Tuesday, January 26, 2010

The Audacity of Audacity

"Record companies - who were only ever banks stupid enough to lend money to musicians - are redundent."
- Bill Brewster, "Last Night a DJ Saved My Life"

Someone declared February "Home Recording Month" and every year the RPM Challenge leads an organized effort to get as many musicians as possible to "record an album in 28 days, just because you can" and share it on their website (rpmchallenge.com).
Last year I signed up but then finished recording the Shop Blindness CD-R in January and didn't do anything the next month. With the Together Festival going on simultaneously this year, it's going to be a crazy February for electronic tuneage.

Saturday, January 16, 2010



"It is almost as if sampling had recreated the gramophone record as a craft instrument, an analogue, expressive voice, made authentic by nostalgia.
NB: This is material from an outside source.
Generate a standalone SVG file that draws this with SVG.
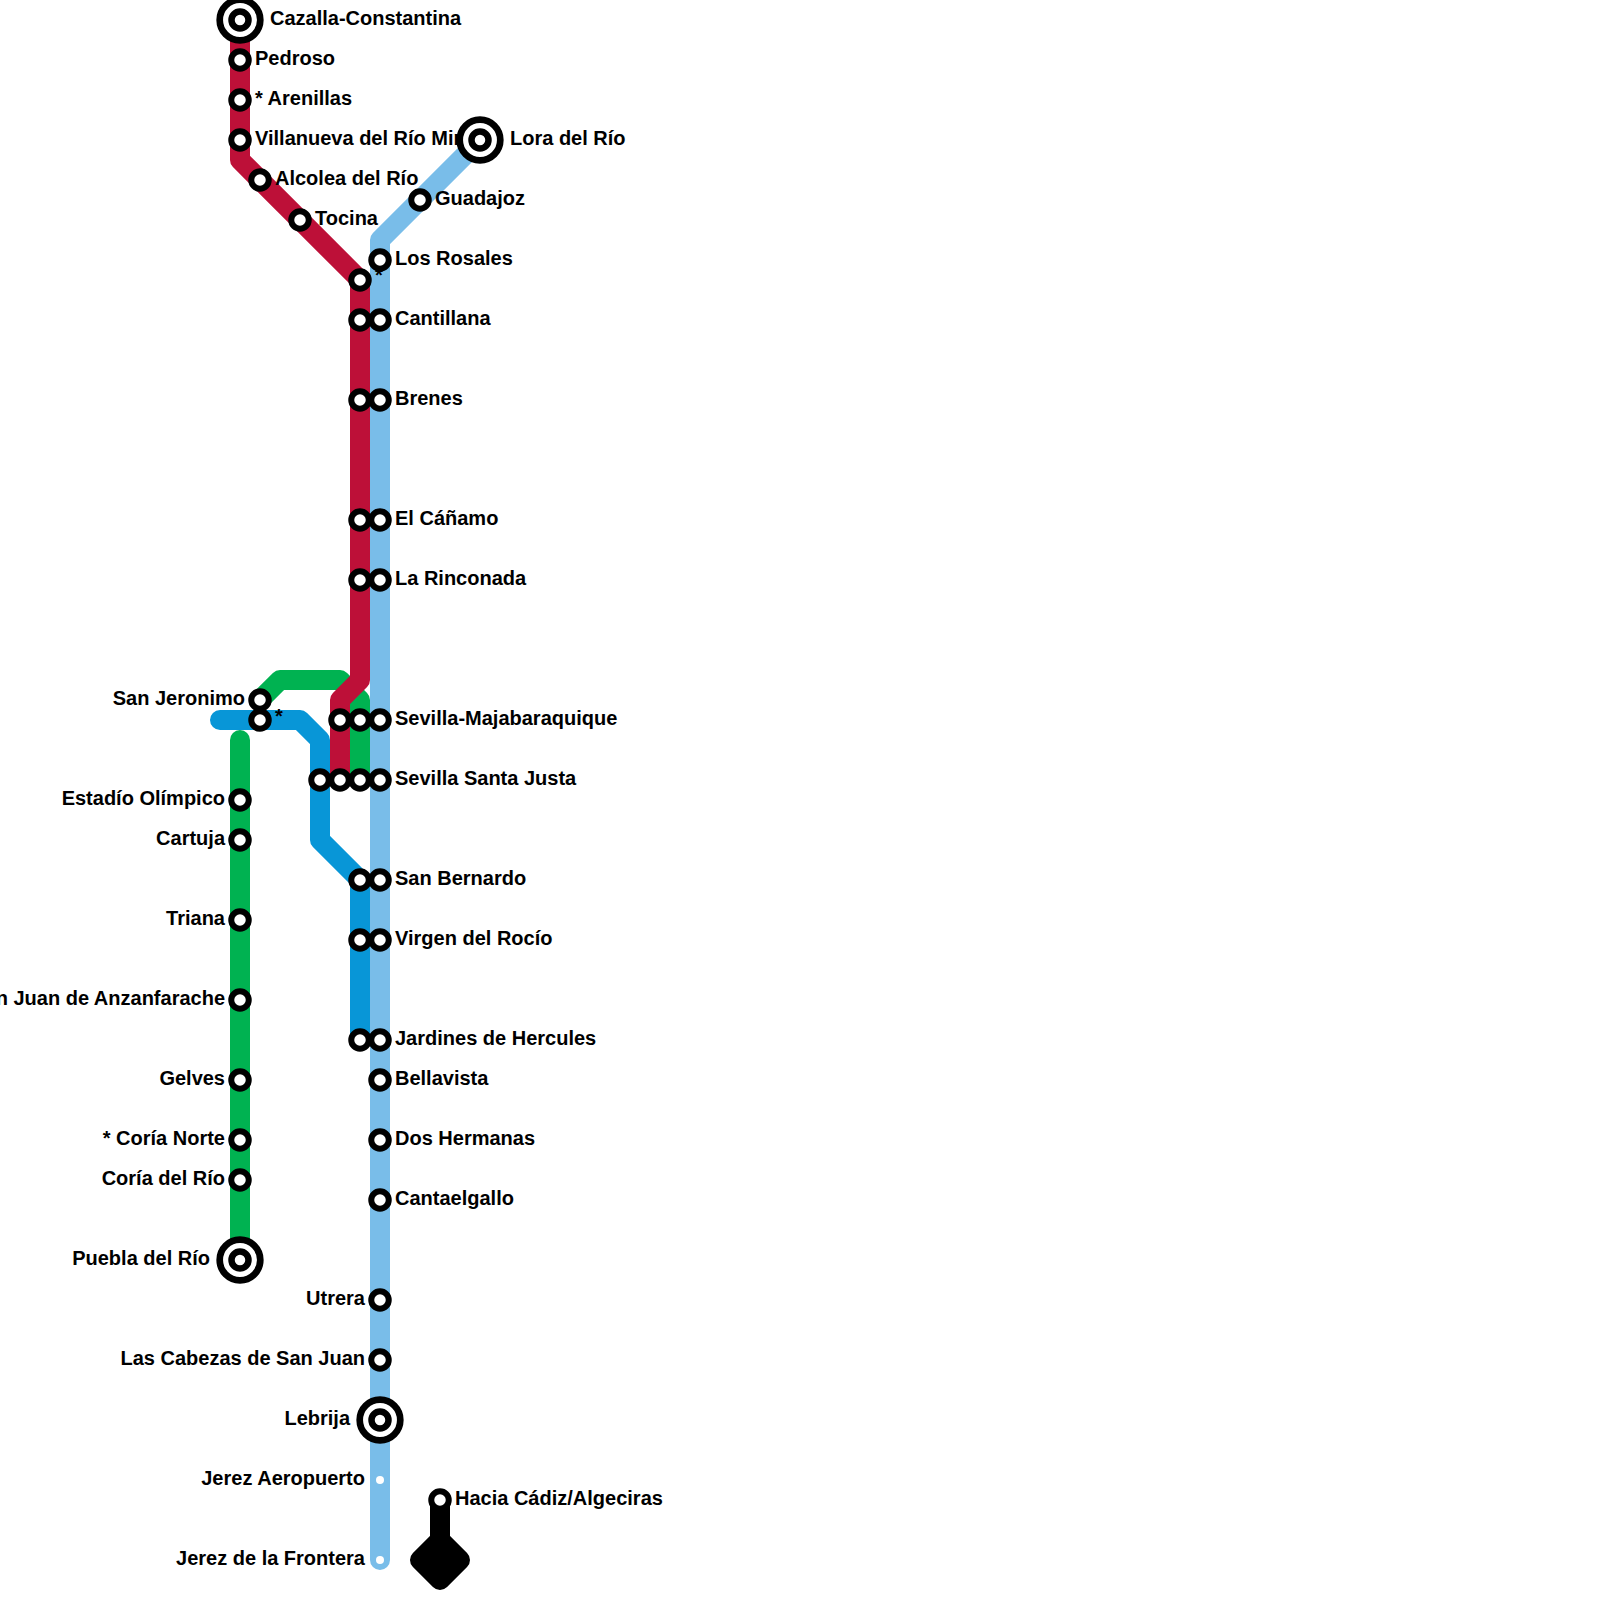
<svg xmlns="http://www.w3.org/2000/svg" width="1600" height="1600" viewBox="0 0 1600 1600">
<style>
.l{fill:none;stroke-width:20;stroke-linecap:round;stroke-linejoin:round}
.t{font-family:"Liberation Sans",Arial,sans-serif;font-weight:700;font-size:20px;fill:#000}
.e{text-anchor:end}
.s{fill:#fff;stroke:#000;stroke-width:6}
.o{fill:#fff;stroke:#000;stroke-width:6.7}
.i{fill:#fff;stroke:#000;stroke-width:6.5}
.d{fill:#fff}
</style>
<defs>
<g id="st"><circle class="s" r="8.75"/></g>
<g id="te"><circle class="o" r="20.3"/><circle class="i" r="8.5"/></g>
</defs>
<rect width="1600" height="1600" fill="#fff"/>
<g id="connectors">
<path class="l" stroke="#00b251" d="M240 740V1260"/>
<path class="l" stroke="#00b251" d="M260 700L280 680H340L360 700V780"/>
<path class="l" stroke="#0896d7" d="M220 720H300L320 740V840L360 880V1040"/>
<path class="l" stroke="#bd1038" d="M240 20V160L360 280V680L340 700V780"/>
<path class="l" stroke="#79bde9" d="M480 140L380 240V1560"/>
<path class="l" stroke="#000" d="M440 1500V1560"/>
<path class="l" stroke="#000" fill="#000" d="M440 1540L460 1560L440 1580L420 1560Z"/>
</g>
<g id="labels">
<text class="t" x="270" y="25">Cazalla-Constantina</text>
<text class="t" x="255" y="65">Pedroso</text>
<text class="t" x="255" y="105">* Arenillas</text>
<text class="t" x="255" y="145">Villanueva del Río Minas</text>
<text class="t" x="275" y="185">Alcolea del Río</text>
<text class="t" x="315" y="225">Tocina</text>
<text class="t" x="510" y="145">Lora del Río</text>
<text class="t" x="435" y="205">Guadajoz</text>
<text class="t" x="395" y="265">Los Rosales</text>
<text class="t" x="375" y="282">*</text>
<text class="t" x="395" y="325">Cantillana</text>
<text class="t" x="395" y="405">Brenes</text>
<text class="t" x="395" y="525">El Cáñamo</text>
<text class="t" x="395" y="585">La Rinconada</text>
<text class="t" x="395" y="725">Sevilla-Majabaraquique</text>
<text class="t" x="395" y="785">Sevilla Santa Justa</text>
<text class="t" x="395" y="885">San Bernardo</text>
<text class="t" x="395" y="945">Virgen del Rocío</text>
<text class="t" x="395" y="1045">Jardines de Hercules</text>
<text class="t" x="395" y="1085">Bellavista</text>
<text class="t" x="395" y="1145">Dos Hermanas</text>
<text class="t" x="395" y="1205">Cantaelgallo</text>
<text class="t e" x="365" y="1305">Utrera</text>
<text class="t e" x="365" y="1365">Las Cabezas de San Juan</text>
<text class="t e" x="350" y="1425">Lebrija</text>
<text class="t e" x="365" y="1485">Jerez Aeropuerto</text>
<text class="t e" x="365" y="1565">Jerez de la Frontera</text>
<text class="t" x="455" y="1505">Hacia Cádiz/Algeciras</text>
<text class="t e" x="245" y="705">San Jeronimo</text>
<text class="t" x="275" y="723">*</text>
<text class="t e" x="225" y="805">Estadío Olímpico</text>
<text class="t e" x="225" y="845">Cartuja</text>
<text class="t e" x="225" y="925">Triana</text>
<text class="t e" x="225" y="1005">San Juan de Anzanfarache</text>
<text class="t e" x="225" y="1085">Gelves</text>
<text class="t e" x="225" y="1145">* Coría Norte</text>
<text class="t e" x="225" y="1185">Coría del Río</text>
<text class="t e" x="210" y="1265">Puebla del Río</text>
</g>
<g id="n-cazalla"><use href="#te" x="240" y="20"/></g>
<g id="n-pedroso"><use href="#st" x="240" y="60"/></g>
<g id="n-arenillas"><use href="#st" x="240" y="100"/></g>
<g id="n-villanueva"><use href="#st" x="240" y="140"/></g>
<g id="n-alcolea"><use href="#st" x="260" y="180"/></g>
<g id="n-tocina"><use href="#st" x="300" y="220"/></g>
<g id="n-lora"><use href="#te" x="480" y="140"/></g>
<g id="n-guadajoz"><use href="#st" x="420" y="200"/></g>
<g id="n-rosales"><use href="#st" x="380" y="260"/></g>
<g id="n-rosales2"><use href="#st" x="360" y="280"/></g>
<g id="n-cantillana"><use href="#st" x="360" y="320"/><use href="#st" x="380" y="320"/></g>
<g id="n-brenes"><use href="#st" x="360" y="400"/><use href="#st" x="380" y="400"/></g>
<g id="n-canamo"><use href="#st" x="360" y="520"/><use href="#st" x="380" y="520"/></g>
<g id="n-rinconada"><use href="#st" x="360" y="580"/><use href="#st" x="380" y="580"/></g>
<g id="n-majabaraquique"><use href="#st" x="340" y="720"/><use href="#st" x="360" y="720"/><use href="#st" x="380" y="720"/></g>
<g id="n-santajusta"><use href="#st" x="320" y="780"/><use href="#st" x="340" y="780"/><use href="#st" x="360" y="780"/><use href="#st" x="380" y="780"/></g>
<g id="n-bernardo"><use href="#st" x="360" y="880"/><use href="#st" x="380" y="880"/></g>
<g id="n-virgen"><use href="#st" x="360" y="940"/><use href="#st" x="380" y="940"/></g>
<g id="n-jardines"><use href="#st" x="360" y="1040"/><use href="#st" x="380" y="1040"/></g>
<g id="n-bellavista"><use href="#st" x="380" y="1080"/></g>
<g id="n-doshermanas"><use href="#st" x="380" y="1140"/></g>
<g id="n-cantaelgallo"><use href="#st" x="380" y="1200"/></g>
<g id="n-utrera"><use href="#st" x="380" y="1300"/></g>
<g id="n-cabezas"><use href="#st" x="380" y="1360"/></g>
<g id="n-lebrija"><use href="#te" x="380" y="1420"/></g>
<g id="n-aeropuerto"><circle class="d" cx="380" cy="1480" r="4"/></g>
<g id="n-jerez"><circle class="d" cx="380" cy="1560" r="4"/></g>
<g id="n-hacia"><use href="#st" x="440" y="1500"/></g>
<g id="n-jeronimo"><use href="#st" x="260" y="700"/></g>
<g id="n-jeronimo2"><use href="#st" x="260" y="720"/></g>
<g id="n-olimpico"><use href="#st" x="240" y="800"/></g>
<g id="n-cartuja"><use href="#st" x="240" y="840"/></g>
<g id="n-triana"><use href="#st" x="240" y="920"/></g>
<g id="n-anzanfarache"><use href="#st" x="240" y="1000"/></g>
<g id="n-gelves"><use href="#st" x="240" y="1080"/></g>
<g id="n-corianorte"><use href="#st" x="240" y="1140"/></g>
<g id="n-coria"><use href="#st" x="240" y="1180"/></g>
<g id="n-puebla"><use href="#te" x="240" y="1260"/></g>
</svg>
Obsolescence empowers a new mythology for the old phonograph, completing the circle from passive repeater to creative producer, from dead mechanism to expressive voice, from the death of performance to its guarantee."

- Chris Cutler "Plunderphonia"

Monday, January 4, 2010

This Iron for Hire

Just putting it out there...

I have significant professional tech experience and I've been having a lot of success with circuit bending lately, so if anyone in the Boston area's looking for help building or modifying their gear, feel free to drop me an email with any ideas.

Autonomous Bassline Generator



I was waiting to go play at a house party when the mailman delivered a highly anticipated package from Austin; an Autonomous Bassline Generator kit from 4ms. With only an hour to spare, I heated up the soldering iron, put it all together, and used it at the show. I must say I was impressed.

This tiny-mighty is only the size of a pack of cigarettes but it has an analog filter with LDR control, IR sync capability, and a pseudo-random (algorithmic) arpeggiater that makes for really fun improvisational playing. And the waveform/filter combination sounds pretty powerful despite the toy-like appearance.

I can't say enough good things about Eric Archer, the guy who designed it. His site has lots of other great ideas and some kits too (including one for a TR series bass drum circuit clone). His designs make me feel like some of the big manufacturers are asleep at the wheel (or at least out of touch with what the public wants). Why hasn't any of the big names produced anything this affordable, simple, and useful? It shows, I think, a different approach to music making. Even though it's a digital circuit, the ABG captures most of what musicians like about the experience of playing analog equipment.